The law isn't just ethics. Companies have whole legal teams because laws are so complex. Should a developer be responsible because the cookie banner they implemented wasn't compliant with the laws of 100 countries even though the legal team already told them it was ok?


> Should a developer be responsible because the cookie banner they implemented wasn't compliant with the laws of 100 countries even though the legal team already told them it was ok?

Yes. 100%. "I was just following orders" is not a valid excuse, ever - Nuremberg is the obvious extreme example, but it's true everywhere.


In fact, "I was just following orders" often is a valid excuse. It didn't work at Nuremberg because it was an extreme example. The orders there were to do things that could not even conceivably be legal, so those who carried them out were considered to have knowingly acted illegally.

When the orders are to do something that is plausibly legal, and you have good reason to believe that it is in fact so, "I was just following orders" will probably work in most jurisdictions.


Iff they have confirmation from their product lead that what they're doing is perfectly legal and it isn't obviously illegal, I agree that there's no liability.

If it's either obviously illegal or it's clearly at least dodgy and they didn't get explicit confirmation from the project lead, "following orders" is not a valid excuse.

To take the VW case as an example: if your project lead tells you to implement a way to recognise test conditions and adjust the performance to reduce emissions, that is dodgy af and you should at least get confirmation that this isn't illegal (i.e. that it's not intended to cheat on certifications but maybe just for certain internal testing scenarios). In the end the entire chain of command that led to this being implemented is guilty, but if the person implementing that behavior knew what they were doing was illegal or at least suspect and they didn't get confirmation, they're still guilty.


None of what Facebook has done here sounds plausibly legal to me.

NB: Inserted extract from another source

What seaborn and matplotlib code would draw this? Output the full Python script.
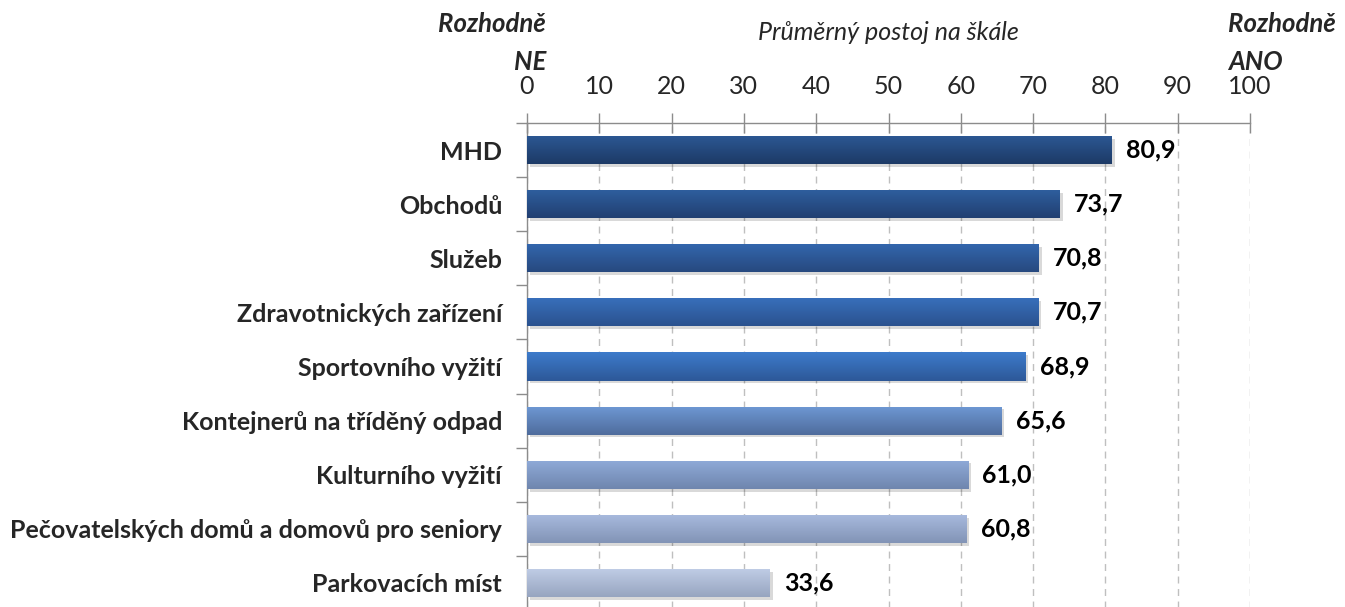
import numpy as np
import pandas as pd
import matplotlib
matplotlib.use("Agg")
import matplotlib.pyplot as plt
import seaborn as sns
from matplotlib.colors import LinearSegmentedColormap
import matplotlib.patheffects as pe

categories = ["MHD", "Obchodů", "Služeb", "Zdravotnických zařízení", "Sportovního vyžití",
              "Kontejnerů na tříděný odpad", "Kulturního vyžití",
              "Pečovatelských domů a domovů pro seniory", "Parkovacích míst"]
values = [80.9, 73.7, 70.8, 70.7, 68.9, 65.6, 61.0, 60.8, 33.6]
value_labels = ["80,9", "73,7", "70,8", "70,7", "68,9", "65,6", "61,0", "60,8", "33,6"]
tick_values = [0, 10, 20, 30, 40, 50, 60, 70, 80, 90, 100]

top_colors = ["#2c5894", "#2f5f9f", "#3367ae", "#3870bc", "#3d7bcb",
              "#6e98d4", "#8faad8", "#a8bade", "#c0cde6"]
bottom_colors = ["#1d3a66", "#213f71", "#27497f", "#2b528f", "#2d5898",
                 "#4f6c9c", "#6f86ae", "#8294b6", "#97a5c0"]
mid_colors = ["#24497e", "#284f88", "#2d5896", "#3161a5", "#3569b1",
              "#5f82b8", "#7f98c3", "#95a7ca", "#abb9d3"]

sns.set_theme(style="white")
plt.rcParams['font.family'] = ['Lato', 'DejaVu Sans']

W, H = 1345, 607
fig = plt.figure(figsize=(W / 100, H / 100), dpi=100)
x0p, x1p, y0p, y1p = 527, 1250, 123, 610
ax = fig.add_axes([x0p / W, 1 - y1p / H, (x1p - x0p) / W, (y1p - y0p) / H])

df = pd.DataFrame({"category": categories, "value": values})
sns.barplot(data=df, x="value", y="category", hue="category", palette=mid_colors,
            legend=False, orient="h", width=0.52, ax=ax, zorder=3, linewidth=0)

grad = np.linspace(0, 1, 64).reshape(-1, 1)
for i, patch in enumerate(ax.patches):
    px, py = patch.get_x(), patch.get_y()
    pw, ph = patch.get_width(), patch.get_height()
    patch.set_path_effects([pe.SimplePatchShadow(offset=(2, -2), shadow_rgbFace="#000000", alpha=0.15),
                            pe.Normal()])
    cmap = LinearSegmentedColormap.from_list(f"g{i}", [top_colors[i], bottom_colors[i]])
    im = ax.imshow(grad, extent=[px, px + pw, py + ph, py], origin="upper", aspect="auto",
                   cmap=cmap, zorder=3.5, interpolation="bicubic")
    im.set_clip_path(patch)
    ax.text(px + pw + 2.0, py + ph / 2, value_labels[i], ha="left", va="center",
            fontsize=18, fontweight="bold", color="black", zorder=5)

ax.set_xlim(0, 100)
ax.set_ylim(len(categories) - 0.5, -0.5)
ax.set_xlabel("")
ax.set_ylabel("")

ax.xaxis.tick_top()
ax.set_xticks(tick_values)
ax.set_xticklabels([str(t) for t in tick_values])
ax.tick_params(axis="x", direction="inout", length=14, width=1, color="#8c8c8c",
               labelsize=18, pad=11, top=True, bottom=False)
ax.tick_params(axis="y", which="major", length=0, labelsize=18, pad=18)
for lab in ax.get_yticklabels():
    lab.set_fontweight("bold")
ax.set_yticks(np.arange(-0.5, len(categories), 1.0), minor=True)
ax.tick_params(axis="y", which="minor", direction="out", length=8, width=1, color="#8c8c8c", left=True)

ax.grid(axis="x", linestyle=(0, (5, 4)), color="#bfbfbf", linewidth=1, zorder=0)
ax.grid(axis="y", visible=False)
for s in ["right", "bottom"]:
    ax.spines[s].set_visible(False)
for s in ["top", "left"]:
    ax.spines[s].set_color("#8c8c8c")
    ax.spines[s].set_linewidth(1)

def ft(x, y, s, **kw):
    fig.text(x / W, 1 - y / H, s, **kw)

ft(546, 24, "Rozhodně", ha="right", va="center", fontsize=18.5, fontweight="bold", style="italic")
ft(546, 62, "NE", ha="right", va="center", fontsize=18.5, fontweight="bold", style="italic")
ft(1228, 24, "Rozhodně", ha="left", va="center", fontsize=18.5, fontweight="bold", style="italic")
ft(1228, 62, "ANO", ha="left", va="center", fontsize=18.5, fontweight="bold", style="italic")
ft(888, 33, "Průměrný postoj na škále", ha="center", va="center", fontsize=18, style="italic")

fig.savefig("out.png", dpi=100)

I'm not a lawyer, but this stuff is plain-as-day immoral and illegal from my eyes.


So a developer should not trust a huge legal team, who's purpose it is to verify all is legal?

How do you expect the developer to figure out its illegal when a team of lawyers couldnt?


My point is if you err on the side of ethics you likely would never need to worry about the law. I am fully confident the vast majority of people can determine when they're doing something unethical. I am not saying people will not undertake actions they know to be unethical, but avoiding unethical actions will protect that person from exposure to legal liability.


This is a ridiculous example because it equates clearly immoral and possibly illegal actions with legal trivia (because a hypothetical country may simply require a certain wording for compliance and it's trivial to mess that up).

Facebook claims to "value privacy" (and some devs have even told me that they value it "more than any other company") but their actions consistently show either neglect or outright abuse.

Should a developer be punished for implementing something illegal that the legal team signed off on and that wasn't obvious illegal? No, because the legal team is supposed to take the responsibility and if it wasn't obviously illegal the developer had no reason to assume the legal team was lying.

Should a developer be punished for implementing something obviously illegal even when the higher ups say "don't worry about it"? Yes. If your boss tells you to rob a bank, you still go to prison for bank robbery.

For everything in between: whistle blowing is a thing. If you suspect something fishy is going on, document everything, raise concerns and report what is happening.

Also if you are a well-paid employee in a position where you can easily find another job in the industry, speak up to your superiors and refuse to be complicit. Organise.